While it is early in development, it could be very useful for universities and their departments to truly showcase their scholarly output in this way, whether or not it's available in an open access format. It's almost like collecting everyone's CV in a more accurate and public way.

Both the speaker and the audience member from IU did mention some faculty resistance to such a system, which amused me. Why the concern? Perhaps they are simply concerned that such a tool might become part of the tenure process, or make it easier for their department chairs to glance at a couple of web pages and say, "why aren't you doing more papers, like your colleague Mr. Green?" Who knows. I'm interested to know the true cause for their concerns.

lunch

Lunch was relatively more formal than any conference lunch I've enjoyed in the United States. We seated ourselves at rounds of ten and were served three courses: fish, beef, and a beautifully presented dessert. Bottled water and wine (wine!) was available on the table. I had the amazing luck to sit near a repository manager from the United States, so we were able to talk a little bit. The lunch was quite decent, although I'm sure it was the first time that most of my American colleagues had ever had a fish loaf for a first course. Such a shame the vegetarians missed out on that experience.

Friday, June 25, 2010

conference planning

Alice Platt, Digital Initiatives Librarian. I will be attending the Open Repositories 2010 conference next week in Madrid, Spain. The intention of this blog is to capture my in-the-moment impressions of conference sessions, and perhaps serve as an additional resource to anyone following the conference remotely.
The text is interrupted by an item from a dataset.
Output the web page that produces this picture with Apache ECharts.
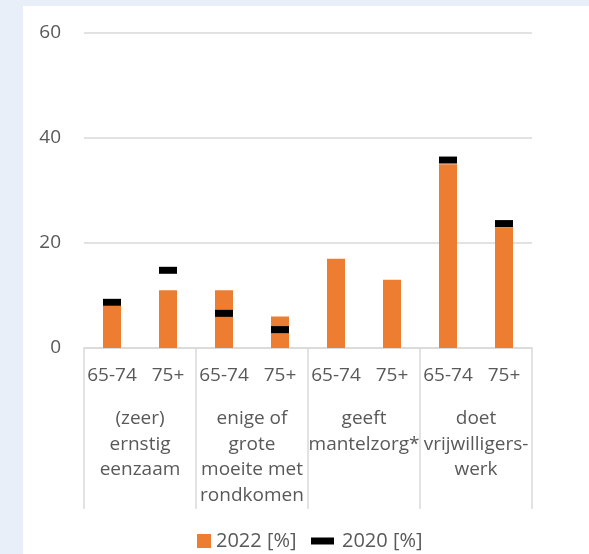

From a professional standpoint, I expect this conference to provide exposure to the new developments in open access repositories, as well as show off some neat new tricks in DSpace 1.6. I imagine I will return home rather humbled; it is always a challenge to evaluate the cool exciting things you see at conferences and translate them to cool exciting things to implement at your home institution. I do see some rather elementary topics are covered, such as SWORD, which I've heard about for the past year, but don't yet completely understand. I'm glad they haven't forgotten those of us who haven't quite picked up on all the technical capabilities of DSpace.

Personally, I'm excited to go to Madrid and interact with so many developers and librarians. Should be good times.